• _What the exercise asks_
Exclude images, then output the remaining data verbatim.

• _Dataset extract_
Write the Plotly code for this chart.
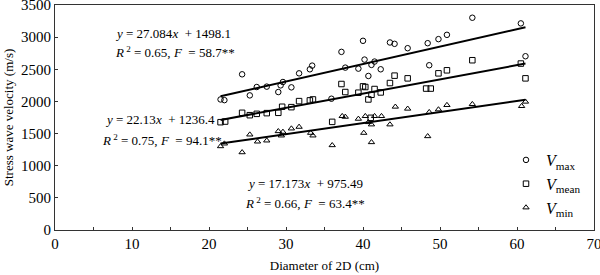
import plotly.graph_objects as go

# Diameter of 2D (cm) and stress wave velocities (m/s)
vmax_x = [21.5, 22.0, 24.3, 25.3, 26.2, 27.5, 29.0, 29.3, 29.6, 30.7, 31.7, 33.1, 33.4,
          35.9, 37.2, 37.7, 39.4, 40.0, 40.2, 40.7, 41.1, 41.5, 42.3, 43.5, 44.1, 45.8,
          48.4, 48.6, 49.8, 50.9, 54.2, 60.5, 61.1]
vmax_y = [2031, 2020, 2422, 2094, 2224, 2230, 2146, 2250, 2302, 2219, 2437, 2500, 2557,
          2042, 2771, 2526, 2510, 2943, 2651, 2396, 2568, 2620, 2500, 2917, 2896, 2828,
          2906, 2563, 2969, 3036, 3302, 3214, 2703]

vmean_x = [21.5, 22.1, 24.3, 25.3, 26.2, 27.5, 29.0, 29.5, 30.7, 31.7, 33.1, 33.5,
           36.0, 37.2, 37.7, 39.4, 40.0, 40.3, 40.7, 41.0, 41.1, 41.5, 42.3, 43.5, 44.1,
           45.8, 48.2, 48.8, 49.8, 50.9, 54.2, 60.5, 61.1]
vmean_y = [1677, 1687, 1823, 1786, 1807, 1818, 1823, 1917, 1911, 2005, 2016, 2031,
           1682, 2271, 2146, 2136, 2234, 2224, 2031, 1745, 2104, 2193, 2140, 2286, 2401,
           2359, 2200, 2200, 2437, 2484, 2641, 2589, 2359]

vmin_x = [21.5, 22.0, 24.3, 25.3, 26.3, 27.5, 29.0, 29.4, 29.6, 30.7, 31.7, 33.2, 33.5,
          36.0, 37.3, 37.7, 39.4, 40.1, 40.3, 40.7, 41.1, 41.1, 41.5, 42.4, 43.5, 44.2,
          45.8, 48.4, 48.6, 49.8, 50.9, 54.2, 60.6, 61.1]
vmin_y = [1302, 1344, 1208, 1484, 1375, 1391, 1536, 1469, 1526, 1578, 1604, 1510, 1469,
          1318, 1771, 1760, 1729, 1510, 1771, 1677, 1641, 1365, 1771, 1771, 1641, 1917,
          1886, 1458, 1833, 1875, 1943, 1958, 1927, 1995]

# Regression coefficients (slope, intercept) shown on the chart
fit_max = (27.084, 1498.1)
fit_mean = (22.13, 1236.4)
fit_min = (17.173, 975.49)

x_ticks = [0, 10, 20, 30, 40, 50, 60, 70]
y_ticks = [0, 500, 1000, 1500, 2000, 2500, 3000, 3500]

FONT = "Liberation Serif, Times New Roman, serif"

fig = go.Figure()

def fit_line(xs, coef):
    x0, x1 = min(xs), max(xs)
    return [x0, x1], [coef[0] * x0 + coef[1], coef[0] * x1 + coef[1]]

for xs, coef in [(vmax_x, fit_max), (vmean_x, fit_mean), (vmin_x, fit_min)]:
    lx, ly = fit_line(xs, coef)
    fig.add_trace(go.Scatter(x=lx, y=ly, mode="lines", showlegend=False,
                             line=dict(color="black", width=2), hoverinfo="skip"))

mk = dict(color="black", size=5.5, line=dict(width=1, color="black"))
fig.add_trace(go.Scatter(x=vmax_x, y=vmax_y, mode="markers", name="<i>V</i><sub>max</sub>",
                         marker=dict(symbol="circle-open", **mk)))
fig.add_trace(go.Scatter(x=vmean_x, y=vmean_y, mode="markers", name="<i>V</i><sub>mean</sub>",
                         marker=dict(symbol="square-open", **mk)))
fig.add_trace(go.Scatter(x=vmin_x, y=vmin_y, mode="markers", name="<i>V</i><sub>min</sub>",
                         marker=dict(symbol="triangle-up-open", **mk)))

ann = [
    (113, 33, "<i>y</i> = 27.084<i>x</i>  + 1498.1"),
    (113, 52, "<i>R</i><sup> 2</sup> = 0.65, <i>F</i>  = 58.7**"),
    (103, 120, "<i>y</i> = 22.13<i>x</i>  + 1236.4"),
    (100, 140, "<i>R</i><sup> 2</sup> = 0.75, <i>F</i>  = 94.1**"),
    (245, 183, "<i>y</i> = 17.173<i>x</i>  + 975.49"),
    (243, 203, "<i>R</i><sup> 2</sup> = 0.66, <i>F</i>  = 63.4**"),
]
L, R, T, B = 55, 6, 5, 45
W, H = 600, 275
pw, ph = W - L - R, H - T - B
for px, py, txt in ann:
    fig.add_annotation(x=(px - L) / pw, y=1 - (py - T) / ph, xref="paper", yref="paper",
                       text=txt, showarrow=False, xanchor="left", yanchor="middle",
                       font=dict(family=FONT, size=13, color="black"))

axis_common = dict(showline=True, linecolor="#333", linewidth=1, mirror=True,
                   showgrid=False, zeroline=False, ticks="inside", ticklen=3,
                   tickcolor="#333", automargin=False, ticklabeloverflow="allow",
                   tickfont=dict(family=FONT, size=15, color="black"))

fig.update_xaxes(range=[0, 70], tickvals=x_ticks, ticktext=[str(v) for v in x_ticks],
                 minor=dict(dtick=5, tick0=0, ticks="inside", ticklen=3, tickcolor="#333"),
                 title=dict(text="Diameter of 2D (cm)", font=dict(family=FONT, size=13, color="black"),
                            standoff=9),
                 **axis_common)
fig.update_yaxes(range=[0, 3500], tickvals=y_ticks, ticktext=[str(v) for v in y_ticks],
                 title=dict(text="Stress wave velocity (m/s)", font=dict(family=FONT, size=13, color="black"),
                            standoff=4),
                 **axis_common)

fig.update_layout(
    width=W, height=H, margin=dict(l=L, r=R, t=T, b=B),
    paper_bgcolor="white", plot_bgcolor="white",
    font=dict(family=FONT, size=13, color="black"),
    legend=dict(x=(506 - L) / pw, y=1 - (143 - T) / ph, xanchor="left", yanchor="top",
                bgcolor="rgba(0,0,0,0)", font=dict(family=FONT, size=16),
                itemwidth=30, tracegroupgap=0),
)

fig.write_html("out.html", config={"displayModeBar": False},
               post_script="document.body.style.margin='0';")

• _Solution to this task_
Write the Plotly code for this chart.
import plotly.graph_objects as go

# Diameter of 2D (cm) and stress wave velocities (m/s)
vmax_x = [21.5, 22.0, 24.3, 25.3, 26.2, 27.5, 29.0, 29.3, 29.6, 30.7, 31.7, 33.1, 33.4,
          35.9, 37.2, 37.7, 39.4, 40.0, 40.2, 40.7, 41.1, 41.5, 42.3, 43.5, 44.1, 45.8,
          48.4, 48.6, 49.8, 50.9, 54.2, 60.5, 61.1]
vmax_y = [2031, 2020, 2422, 2094, 2224, 2230, 2146, 2250, 2302, 2219, 2437, 2500, 2557,
          2042, 2771, 2526, 2510, 2943, 2651, 2396, 2568, 2620, 2500, 2917, 2896, 2828,
          2906, 2563, 2969, 3036, 3302, 3214, 2703]

vmean_x = [21.5, 22.1, 24.3, 25.3, 26.2, 27.5, 29.0, 29.5, 30.7, 31.7, 33.1, 33.5,
           36.0, 37.2, 37.7, 39.4, 40.0, 40.3, 40.7, 41.0, 41.1, 41.5, 42.3, 43.5, 44.1,
           45.8, 48.2, 48.8, 49.8, 50.9, 54.2, 60.5, 61.1]
vmean_y = [1677, 1687, 1823, 1786, 1807, 1818, 1823, 1917, 1911, 2005, 2016, 2031,
           1682, 2271, 2146, 2136, 2234, 2224, 2031, 1745, 2104, 2193, 2140, 2286, 2401,
           2359, 2200, 2200, 2437, 2484, 2641, 2589, 2359]

vmin_x = [21.5, 22.0, 24.3, 25.3, 26.3, 27.5, 29.0, 29.4, 29.6, 30.7, 31.7, 33.2, 33.5,
          36.0, 37.3, 37.7, 39.4, 40.1, 40.3, 40.7, 41.1, 41.1, 41.5, 42.4, 43.5, 44.2,
          45.8, 48.4, 48.6, 49.8, 50.9, 54.2, 60.6, 61.1]
vmin_y = [1302, 1344, 1208, 1484, 1375, 1391, 1536, 1469, 1526, 1578, 1604, 1510, 1469,
          1318, 1771, 1760, 1729, 1510, 1771, 1677, 1641, 1365, 1771, 1771, 1641, 1917,
          1886, 1458, 1833, 1875, 1943, 1958, 1927, 1995]

# Regression coefficients (slope, intercept) shown on the chart
fit_max = (27.084, 1498.1)
fit_mean = (22.13, 1236.4)
fit_min = (17.173, 975.49)

x_ticks = [0, 10, 20, 30, 40, 50, 60, 70]
y_ticks = [0, 500, 1000, 1500, 2000, 2500, 3000, 3500]

FONT = "Liberation Serif, Times New Roman, serif"

fig = go.Figure()

def fit_line(xs, coef):
    x0, x1 = min(xs), max(xs)
    return [x0, x1], [coef[0] * x0 + coef[1], coef[0] * x1 + coef[1]]

for xs, coef in [(vmax_x, fit_max), (vmean_x, fit_mean), (vmin_x, fit_min)]:
    lx, ly = fit_line(xs, coef)
    fig.add_trace(go.Scatter(x=lx, y=ly, mode="lines", showlegend=False,
                             line=dict(color="black", width=2), hoverinfo="skip"))

mk = dict(color="black", size=5.5, line=dict(width=1, color="black"))
fig.add_trace(go.Scatter(x=vmax_x, y=vmax_y, mode="markers", name="<i>V</i><sub>max</sub>",
                         marker=dict(symbol="circle-open", **mk)))
fig.add_trace(go.Scatter(x=vmean_x, y=vmean_y, mode="markers", name="<i>V</i><sub>mean</sub>",
                         marker=dict(symbol="square-open", **mk)))
fig.add_trace(go.Scatter(x=vmin_x, y=vmin_y, mode="markers", name="<i>V</i><sub>min</sub>",
                         marker=dict(symbol="triangle-up-open", **mk)))

ann = [
    (113, 33, "<i>y</i> = 27.084<i>x</i>  + 1498.1"),
    (113, 52, "<i>R</i><sup> 2</sup> = 0.65, <i>F</i>  = 58.7**"),
    (103, 120, "<i>y</i> = 22.13<i>x</i>  + 1236.4"),
    (100, 140, "<i>R</i><sup> 2</sup> = 0.75, <i>F</i>  = 94.1**"),
    (245, 183, "<i>y</i> = 17.173<i>x</i>  + 975.49"),
    (243, 203, "<i>R</i><sup> 2</sup> = 0.66, <i>F</i>  = 63.4**"),
]
L, R, T, B = 55, 6, 5, 45
W, H = 600, 275
pw, ph = W - L - R, H - T - B
for px, py, txt in ann:
    fig.add_annotation(x=(px - L) / pw, y=1 - (py - T) / ph, xref="paper", yref="paper",
                       text=txt, showarrow=False, xanchor="left", yanchor="middle",
                       font=dict(family=FONT, size=13, color="black"))

axis_common = dict(showline=True, linecolor="#333", linewidth=1, mirror=True,
                   showgrid=False, zeroline=False, ticks="inside", ticklen=3,
                   tickcolor="#333", automargin=False, ticklabeloverflow="allow",
                   tickfont=dict(family=FONT, size=15, color="black"))

fig.update_xaxes(range=[0, 70], tickvals=x_ticks, ticktext=[str(v) for v in x_ticks],
                 minor=dict(dtick=5, tick0=0, ticks="inside", ticklen=3, tickcolor="#333"),
                 title=dict(text="Diameter of 2D (cm)", font=dict(family=FONT, size=13, color="black"),
                            standoff=9),
                 **axis_common)
fig.update_yaxes(range=[0, 3500], tickvals=y_ticks, ticktext=[str(v) for v in y_ticks],
                 title=dict(text="Stress wave velocity (m/s)", font=dict(family=FONT, size=13, color="black"),
                            standoff=4),
                 **axis_common)

fig.update_layout(
    width=W, height=H, margin=dict(l=L, r=R, t=T, b=B),
    paper_bgcolor="white", plot_bgcolor="white",
    font=dict(family=FONT, size=13, color="black"),
    legend=dict(x=(506 - L) / pw, y=1 - (143 - T) / ph, xanchor="left", yanchor="top",
                bgcolor="rgba(0,0,0,0)", font=dict(family=FONT, size=16),
                itemwidth=30, tracegroupgap=0),
)

fig.write_html("out.html", config={"displayModeBar": False},
               post_script="document.body.style.margin='0';")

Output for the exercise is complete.